X wife of Y saves substantial money given to her by Y for domestic expenses. In a year, the savings amounted to Rs 3 lakhs. The income tax authorities assess this amount to tax

Facts in the Case

  • Y, the husband, gives money to his wife X for domestic household expenses.
  • X is frugal and manages to save Rs 3 lakhs over the course of one year from the amount given for running the household.
  • The Income Tax authorities assess the saved amount as taxable income in the hands of X.
  • X challenges this assessment, claiming that the amount is not her income but merely savings from household allowances.

Issues in the Case

  • Whether savings made by a housewife from money given for domestic purposes by her husband is taxable as income.
  • Whether such savings can be treated as income earned or received under the Income Tax Act, 1961.
  • What type of interpretation should be applied to resolve this taxation issue?

Principles Applied

1. Definition of ‘Income’ under the Income Tax Act

  • Under Section 2(24) of the Income Tax Act, ‘income’ includes:
    • Profits, dividends, voluntary contributions, salary, capital gains, winnings from lotteries, etc.
    • For an amount to be taxed as income, it must be a recurring or regular receipt, or one which is earned.
  • A gift or allowance made by a husband to a wife for personal or household expenses is not income unless invested to generate returns.

2. Nature of the Savings

  • The money given by Y to X was meant for domestic expenses, and any unspent amount saved by her is simply a leftover of an allowance.
  • X did not earn this amount nor did she receive it as remuneration or income.
  • There is no consideration or quid pro quo for the amount saved; thus, it is not income arising from work or investment.

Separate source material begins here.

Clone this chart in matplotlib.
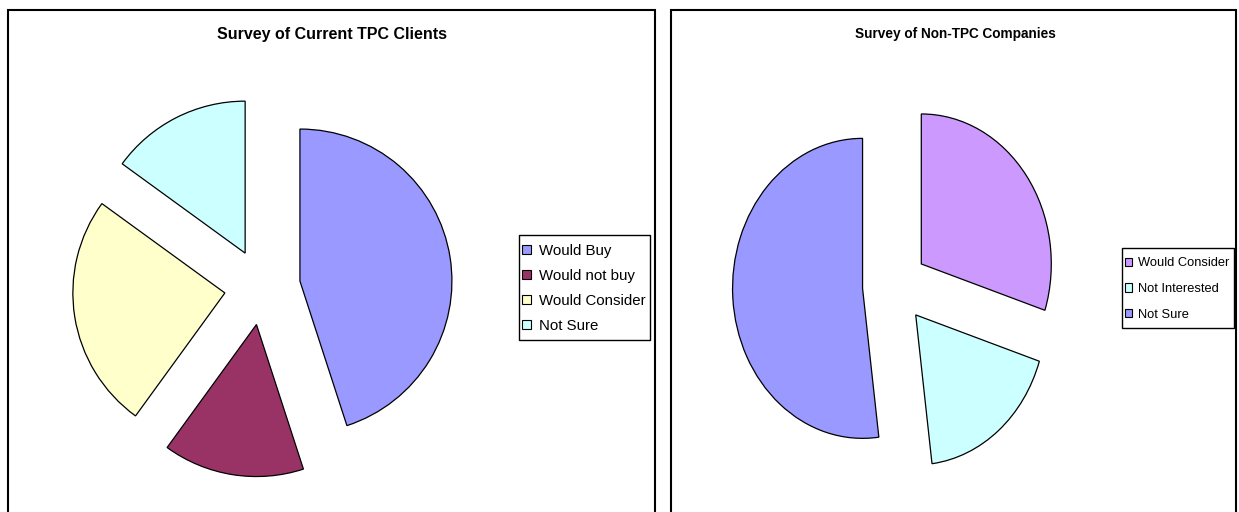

3. Presumption in Favour of Non-Taxability

  • In cases of ambiguity in tax statutes, courts follow the rule that tax laws must be interpreted strictly.

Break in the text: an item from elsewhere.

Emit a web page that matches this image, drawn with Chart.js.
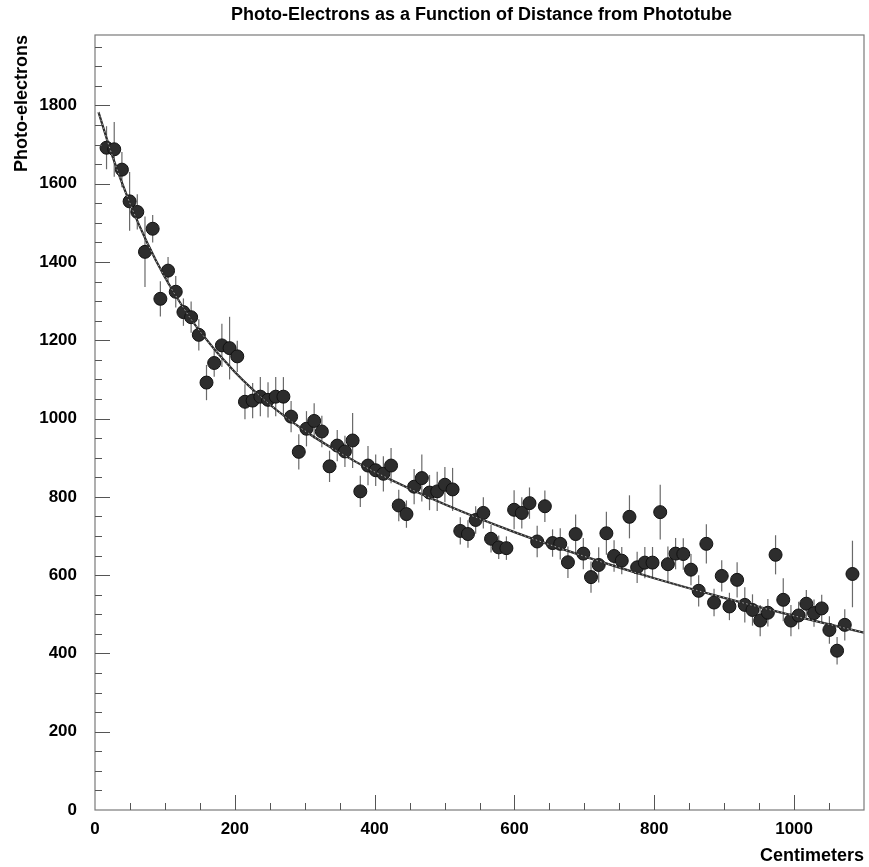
<!DOCTYPE html>
<html>
<head>
<meta charset="utf-8">
<script src="https://cdn.jsdelivr.net/npm/chart.js@4.4.1/dist/chart.umd.min.js"></script>
<style>
  html, body { margin: 0; padding: 0; background: #ffffff; }
  #wrap { width: 869px; height: 867px; position: relative; }
</style>
</head>
<body>
<div id="wrap"><canvas id="c" width="869" height="867"></canvas></div>
<script>
// ---- data ----
const chartTitle = "Photo-Electrons as a Function of Distance from Phototube";
const xAxisTitle = "Centimeters";
const yAxisTitle = "Photo-electrons";

const distanceCm = [
  16.5, 27.5, 38.5, 49.5, 60.5, 71.5, 82.5, 93.5, 104.5, 115.5,
  126.5, 137.5, 148.5, 159.5, 170.5, 181.5, 192.5, 203.5, 214.5, 225.5,
  236.5, 247.5, 258.5, 269.5, 280.5, 291.5, 302.5, 313.5, 324.5, 335.5,
  346.5, 357.5, 368.5, 379.5, 390.5, 401.5, 412.5, 423.5, 434.5, 445.5,
  456.5, 467.5, 478.5, 489.5, 500.5, 511.5, 522.5, 533.5, 544.5, 555.5,
  566.5, 577.5, 588.5, 599.5, 610.5, 621.5, 632.5, 643.5, 654.5, 665.5,
  676.5, 687.5, 698.5, 709.5, 720.5, 731.5, 742.5, 753.5, 764.5, 775.5,
  786.5, 797.5, 808.5, 819.5, 830.5, 841.5, 852.5, 863.5, 874.5, 885.5,
  896.5, 907.5, 918.5, 929.5, 940.5, 951.5, 962.5, 973.5, 984.5, 995.5,
  1006.5, 1017.5, 1028.5, 1039.5, 1050.5, 1061.5, 1072.5, 1083.5
];

const photoElectrons = [
  1692, 1688, 1636, 1555, 1528, 1426, 1485, 1306, 1378, 1324,
  1272, 1259, 1214, 1092, 1142, 1187, 1180, 1159, 1043, 1046,
  1056, 1048, 1056, 1056, 1005, 915, 974, 994, 967, 878,
  931, 916, 944, 814, 880, 868, 859, 880, 778, 756,
  826, 848, 811, 814, 831, 819, 713, 705, 741, 759,
  693, 671, 669, 767, 759, 784, 686, 776, 682, 680,
  633, 705, 655, 595, 626, 707, 649, 637, 749, 620,
  632, 632, 761, 628, 655, 654, 614, 560, 680, 530,
  598, 520, 588, 524, 511, 484, 504, 652, 537, 484,
  497, 527, 503, 515, 460, 407, 473, 603
];

const errorBars = [
  55, 70, 45, 75, 45, 90, 35, 45, 35, 40,
  35, 40, 40, 45, 35, 55, 80, 40, 45, 45,
  50, 45, 50, 50, 40, 45, 45, 45, 40, 40,
  40, 40, 70, 40, 50, 40, 45, 45, 40, 35,
  45, 60, 45, 50, 45, 55, 35, 35, 35, 40,
  35, 30, 30, 50, 40, 40, 40, 40, 35, 40,
  40, 50, 40, 40, 45, 55, 40, 35, 55, 40,
  40, 40, 70, 45, 40, 40, 40, 40, 50, 35,
  40, 35, 45, 45, 40, 40, 35, 50, 55, 40,
  35, 35, 35, 35, 35, 35, 40, 85
];

// fitted curve
const fitX = [5, 25, 50, 75, 100, 125, 150, 200, 250, 300, 350, 400, 500, 600, 700, 800, 900, 1000, 1100];
const fitY = [1783, 1670, 1550, 1448, 1361, 1287, 1223, 1119, 1036, 969, 913, 864, 781, 710, 648, 592, 542, 496, 453];

const xTickLabels = [0, 200, 400, 600, 800, 1000];
const yTickLabels = [0, 200, 400, 600, 800, 1000, 1200, 1400, 1600, 1800];

// ---- build datasets ----
const pointData = distanceCm.map((x, i) => ({ x: x, y: photoElectrons[i], e: errorBars[i] }));
const fitData = fitX.map((x, i) => ({ x: x, y: fitY[i] }));

const framePlugin = {
  id: 'frameAndTicks',
  beforeDatasetsDraw(chart) {
    const { ctx, scales } = chart;
    const xs = scales.x, ys = scales.y;
    ctx.save();
    ctx.strokeStyle = '#6a6a6a';
    ctx.lineWidth = 1.2;
    pointData.forEach(p => {
      const px = xs.getPixelForValue(p.x);
      ctx.beginPath();
      ctx.moveTo(px, ys.getPixelForValue(p.y + p.e));
      ctx.lineTo(px, ys.getPixelForValue(p.y - p.e));
      ctx.stroke();
    });
    ctx.restore();
  },
  afterDraw(chart) {
    const { ctx, chartArea: a, scales } = chart;
    const xs = scales.x, ys = scales.y;
    ctx.save();
    ctx.strokeStyle = '#7a7a7a';
    ctx.lineWidth = 1.2;
    ctx.strokeRect(a.left, a.top, a.right - a.left, a.bottom - a.top);
    ctx.strokeStyle = '#555';
    ctx.lineWidth = 1;
    for (let v = 50; v < xs.max; v += 50) {
      const px = Math.round(xs.getPixelForValue(v)) + 0.5;
      const len = v % 200 === 0 ? 15 : 7;
      ctx.beginPath(); ctx.moveTo(px, a.bottom); ctx.lineTo(px, a.bottom - len); ctx.stroke();
    }
    for (let v = 50; v < ys.max; v += 50) {
      const py = Math.round(ys.getPixelForValue(v)) + 0.5;
      const len = v % 200 === 0 ? 15 : 7;
      ctx.beginPath(); ctx.moveTo(a.left, py); ctx.lineTo(a.left + len, py); ctx.stroke();
    }
    ctx.fillStyle = '#000';
    ctx.font = 'bold 18px "Liberation Sans", Arial, sans-serif';
    ctx.textAlign = 'center';
    ctx.textBaseline = 'middle';
    ctx.fillText(chartTitle, (a.left + a.right) / 2 + 2, 15);
    ctx.restore();
  }
};

const tickFont = { family: '"Liberation Sans", Arial, sans-serif', size: 17, weight: 'bold' };
const titleFont = { family: '"Liberation Sans", Arial, sans-serif', size: 18, weight: 'bold' };

new Chart(document.getElementById('c'), {
  type: 'scatter',
  data: {
    datasets: [
      {
        type: 'line',
        label: 'fit',
        data: fitData,
        borderColor: '#2a2a2a',
        borderWidth: 2.2,
        pointRadius: 0,
        fill: false,
        cubicInterpolationMode: 'monotone',
        order: 1
      },
      {
        type: 'line',
        label: 'fit-dots',
        data: fitData,
        borderColor: 'rgba(255,255,255,0.75)',
        borderWidth: 0.8,
        borderDash: [1.5, 2.5],
        pointRadius: 0,
        fill: false,
        cubicInterpolationMode: 'monotone',
        order: 0
      },
      {
        type: 'scatter',
        label: 'data',
        data: pointData,
        pointRadius: 6.5,
        pointBackgroundColor: '#2d2d2d',
        pointBorderColor: '#111',
        pointBorderWidth: 1,
        order: 2
      }
    ]
  },
  options: {
    responsive: false,
    animation: false,
    devicePixelRatio: 1,
    layout: { autoPadding: false, padding: { top: 35, right: 5, left: 0, bottom: 0 } },
    plugins: { legend: { display: false }, tooltip: { enabled: false }, title: { display: false } },
    scales: {
      x: {
        type: 'linear',
        min: 0,
        max: 1100,
        grid: { display: false },
        border: { display: false },
        afterBuildTicks: s => { s.ticks = xTickLabels.map(v => ({ value: v })); },
        afterFit: s => { s.height = 57; s.paddingRight = 0; s.paddingLeft = 0; },
        ticks: { color: '#000', font: tickFont, padding: 1, autoSkip: false, maxRotation: 0, callback: v => String(v) },
        title: { display: true, text: xAxisTitle, align: 'end', color: '#000', font: titleFont, padding: { top: 0, bottom: 0 } }
      },
      y: {
        type: 'linear',
        min: 0,
        max: 1980,
        grid: { display: false },
        border: { display: false },
        afterBuildTicks: s => { s.ticks = yTickLabels.map(v => ({ value: v })); },
        afterFit: s => { s.width = 95; s.paddingTop = 0; s.paddingBottom = 0; },
        ticks: { color: '#000', font: tickFont, padding: 10, autoSkip: false, callback: v => String(v) },
        title: { display: true, text: yAxisTitle, align: 'end', color: '#000', font: titleFont, padding: { top: 11, bottom: 0 } }
      }
    }
  },
  plugins: [framePlugin]
});
</script>
</body>
</html>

CIT v. Lakshmi Narayan, AIR 1963 SC 1185

  • The Supreme Court held that no one can be taxed by implication, and a charge must be clearly stated in the law.

Smt. Shanti Devi v. CIT, [1988]

  • It was held that personal savings made from allowances cannot be treated as income unless they are invested and income is earned from them.

Judgment

  • The Rs 3 lakhs saved by X from the household allowance is not income as defined under the Income Tax Act.
  • It is merely unutilized money given for a non-taxable purpose.
  • Since the amount was not earned, received as income, or invested to earn returns, it cannot be taxed.
  • The tax authorities’ assessment is invalid, and the challenge by X must be upheld.